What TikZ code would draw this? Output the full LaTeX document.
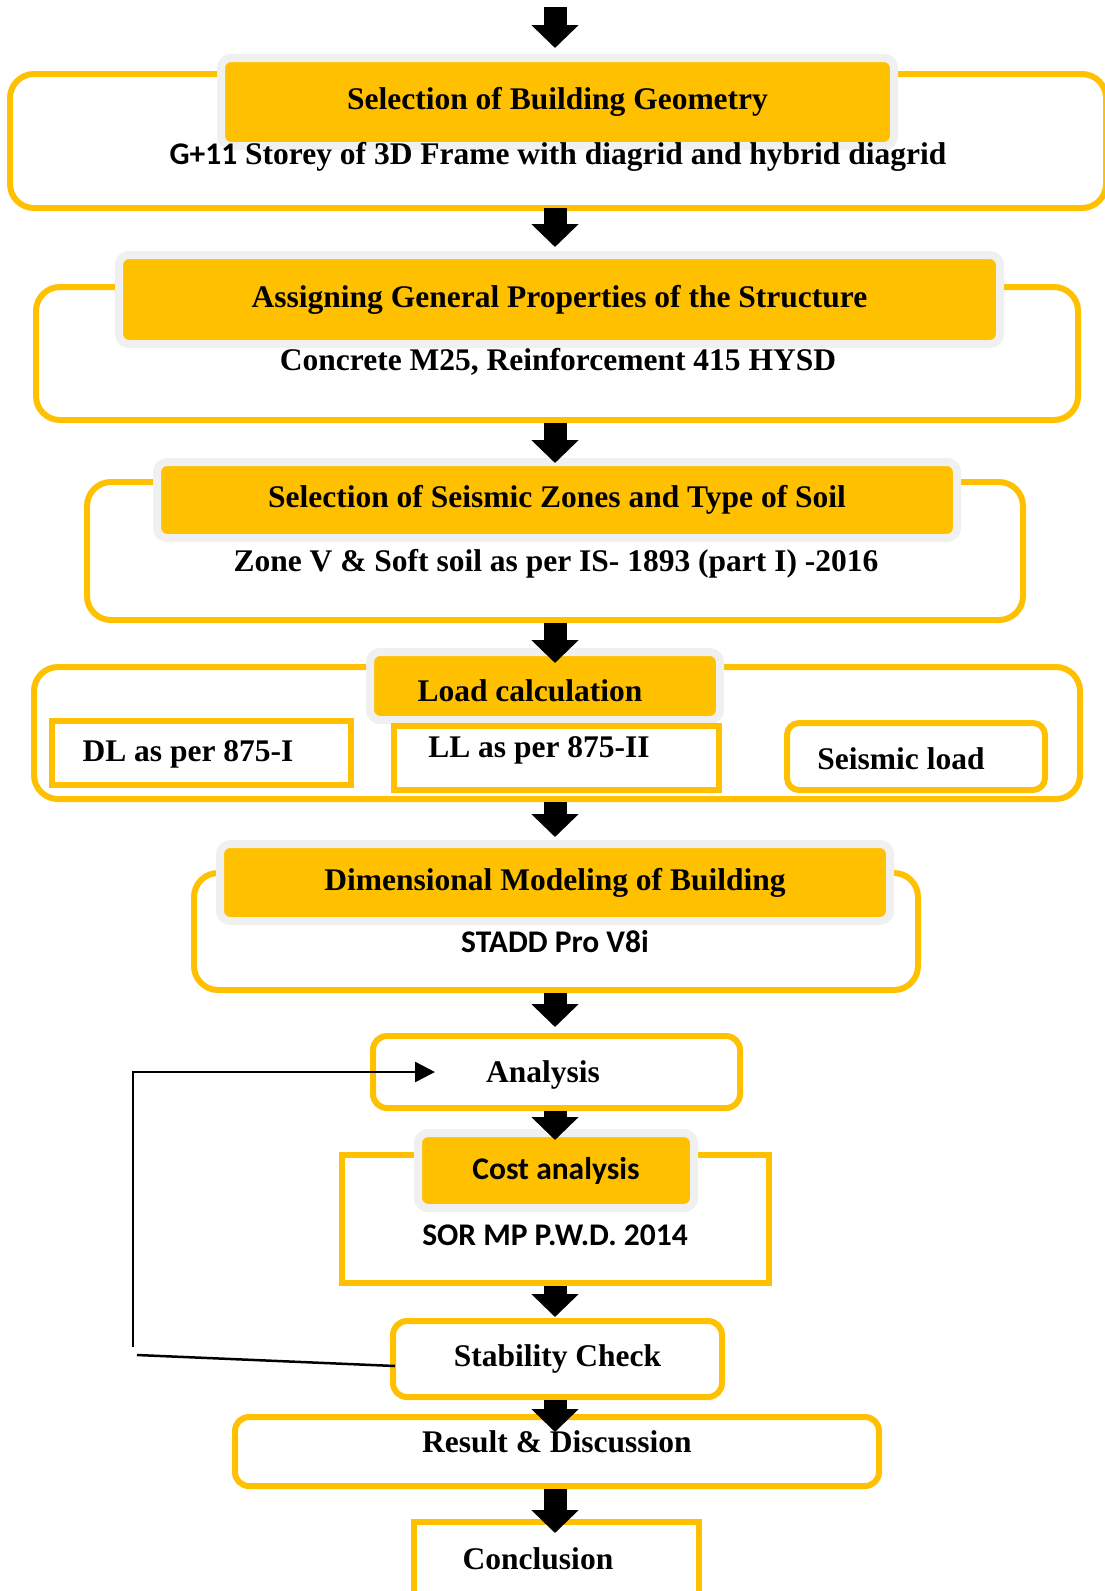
\documentclass[tikz,border=0pt]{standalone}
\usepackage{fontspec}
\setmainfont{Liberation Serif}
\newfontfamily\calibri{Carlito}
\usetikzlibrary{arrows.meta}
\definecolor{ylw}{HTML}{FFC000}
\definecolor{halo}{HTML}{F0F0F0}
\tikzset{
  outerbox/.style={draw=ylw, line width=6pt, fill=white, rounded corners=24pt, inner sep=0pt},
  smallbox/.style={draw=ylw, line width=6pt, fill=white, rounded corners=14pt, inner sep=0pt},
  sharpbox/.style={draw=ylw, line width=6pt, fill=white, inner sep=0pt},
  headbox/.style={draw=halo, line width=8pt, fill=ylw, rounded corners=10pt, inner sep=0pt},
  bigarrow/.style={line width=23pt, -{Triangle[width=46pt,length=23pt]}},
  backarrow/.style={line width=2.5pt, -{Triangle[width=20pt,length=20pt]}}
}
\begin{document}
\begin{tikzpicture}[x=1pt, y=1pt, font=\fontsize{31.5}{36}\selectfont\bfseries]
	\useasboundingbox (0,0) rectangle (1105,-1591);
	\coordinate (spine) at (555,0);
	\coordinate (start) at (555,-7);

	% geometry
	\node[outerbox, minimum width=1096pt, minimum height=134pt] (geomBox) at (558,-141) {};
	\node[headbox, minimum width=673pt, minimum height=88pt] (geomHead) at (557.5,-102) {Selection of Building Geometry};
	\node (geomSub) at (558,-157) {{\calibri G+11} Storey of 3D Frame with diagrid and hybrid diagrid};

	% properties
	\node[outerbox, minimum width=1042pt, minimum height=133pt] (propBox) at (557,-353.5) {};
	\node[headbox, minimum width=881pt, minimum height=89pt] (propHead) at (559.5,-299.5) {Assigning General Properties of the Structure};
	\node (propSub) at (558,-362) {Concrete M25, Reinforcement 415 HYSD};

	% seismic zone
	\node[outerbox, minimum width=936pt, minimum height=138pt] (zoneBox) at (555,-551) {};
	\node[headbox, minimum width=800pt, minimum height=76pt] (zoneHead) at (557,-500) {Selection of Seismic Zones and Type of Soil};
	\node (zoneSub) at (556,-564) {Zone V \& Soft soil as per IS- 1893 (part I) -2016};

	% loads
	\node[outerbox, minimum width=1046pt, minimum height=132pt] (loadBox) at (557,-733) {};
	\node[headbox, minimum width=350pt, minimum height=68pt] (loadHead) at (545,-686) {};
	\node (loadLbl) at (530,-691) {Load calculation};
	\node[sharpbox, minimum width=299pt, minimum height=64pt] (dl) at (201.5,-753) {};
	\node (dlLbl) at (188,-754) {DL as per 875-I};
	\node[sharpbox, minimum width=325pt, minimum height=64pt] (ll) at (556.5,-758) {};
	\node (llLbl) at (539,-750) {LL as per 875-II};
	\node[smallbox, rounded corners=12pt, minimum width=258pt, minimum height=67pt] (seis) at (916,-756.5) {};
	\node (seisLbl) at (901,-759) {Seismic load};

	% model
	\node[outerbox, minimum width=724pt, minimum height=117pt] (modelBox) at (556,-931.5) {};
	\node[headbox, minimum width=670pt, minimum height=77pt] (modelHead) at (555,-882.5) {Dimensional Modeling of Building};
	\node (modelSub) at (555,-942) {\calibri STADD Pro V8i};

	% analysis
	\node[smallbox, minimum width=367pt, minimum height=72pt] (analysis) at (556.5,-1072) {};
	\node (anLbl) at (543,-1075) {Analysis};

	% cost
	\node[sharpbox, minimum width=427pt, minimum height=128pt] (costBox) at (555.5,-1219) {};
	\node[headbox, minimum width=276pt, minimum height=75pt] (costHead) at (556,-1170.5) {\calibri Cost analysis};
	\node (costSub) at (555,-1235) {\calibri SOR MP P.W.D. 2014};

	% stability, result, conclusion
	\node[smallbox, minimum width=329pt, minimum height=76pt] (stab) at (557.5,-1359) {Stability Check};
	\node[smallbox, minimum width=644pt, minimum height=69pt] (result) at (557,-1451.5) {};
	\node (resLbl) at (557,-1442) {Result \& Discussion};
	\node[sharpbox, minimum width=285pt, minimum height=78pt] (concl) at (556.5,-1561) {};
	\node (conLbl) at (538,-1559) {Conclusion};

	% main arrows
	\draw[bigarrow, shorten >=6pt] (start) -- (geomHead.north -| spine);
	\draw[bigarrow, shorten >=4pt, shorten <=-3pt] (geomBox.south -| spine) -- (propHead.north -| spine);
	\draw[bigarrow, shorten >=-5pt] (propBox.south -| spine) -- (zoneHead.north -| spine);
	\draw[bigarrow, shorten >=-15pt] (zoneBox.south -| spine) -- (loadHead.north -| spine);
	\draw[bigarrow, shorten >=3pt] (loadBox.south -| spine) -- (modelHead.north -| spine);
	\draw[bigarrow, shorten >=6pt] (modelBox.south -| spine) -- (analysis.north -| spine);
	\draw[bigarrow, shorten >=-11pt] (analysis.south -| spine) -- (costHead.north -| spine);
	\draw[bigarrow, shorten >=1pt] (costBox.south -| spine) -- (stab.north -| spine);
	\draw[bigarrow, shorten >=-18pt] (stab.south -| spine) -- (result.north -| spine);
	\draw[bigarrow, shorten >=-14pt] (result.south -| spine) -- (concl.north -| spine);

	% feedback from stability check to analysis
	\coordinate (fbA) at (137,-1355);
	\coordinate (fbB) at (133,-1347);
	\draw[line width=2.5pt] ([xshift=5pt, yshift=-7pt]stab.west) -- (fbA);
	\draw[backarrow] (fbB) -- (fbB |- analysis.west) -- ([xshift=65pt]analysis.west);
\end{tikzpicture}
\end{document}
============
### Given task
Write out again, exactly, the lines from the start of the listing up to the line containing "(propSub) at (558,-362)", with both ends and without pictures.

### Output
What TikZ code would draw this? Output the full LaTeX document.
\documentclass[tikz,border=0pt]{standalone}
\usepackage{fontspec}
\setmainfont{Liberation Serif}
\newfontfamily\calibri{Carlito}
\usetikzlibrary{arrows.meta}
\definecolor{ylw}{HTML}{FFC000}
\definecolor{halo}{HTML}{F0F0F0}
\tikzset{
  outerbox/.style={draw=ylw, line width=6pt, fill=white, rounded corners=24pt, inner sep=0pt},
  smallbox/.style={draw=ylw, line width=6pt, fill=white, rounded corners=14pt, inner sep=0pt},
  sharpbox/.style={draw=ylw, line width=6pt, fill=white, inner sep=0pt},
  headbox/.style={draw=halo, line width=8pt, fill=ylw, rounded corners=10pt, inner sep=0pt},
  bigarrow/.style={line width=23pt, -{Triangle[width=46pt,length=23pt]}},
  backarrow/.style={line width=2.5pt, -{Triangle[width=20pt,length=20pt]}}
}
\begin{document}
\begin{tikzpicture}[x=1pt, y=1pt, font=\fontsize{31.5}{36}\selectfont\bfseries]
	\useasboundingbox (0,0) rectangle (1105,-1591);
	\coordinate (spine) at (555,0);
	\coordinate (start) at (555,-7);

	% geometry
	\node[outerbox, minimum width=1096pt, minimum height=134pt] (geomBox) at (558,-141) {};
	\node[headbox, minimum width=673pt, minimum height=88pt] (geomHead) at (557.5,-102) {Selection of Building Geometry};
	\node (geomSub) at (558,-157) {{\calibri G+11} Storey of 3D Frame with diagrid and hybrid diagrid};

	% properties
	\node[outerbox, minimum width=1042pt, minimum height=133pt] (propBox) at (557,-353.5) {};
	\node[headbox, minimum width=881pt, minimum height=89pt] (propHead) at (559.5,-299.5) {Assigning General Properties of the Structure};
	\node (propSub) at (558,-362) {Concrete M25, Reinforcement 415 HYSD};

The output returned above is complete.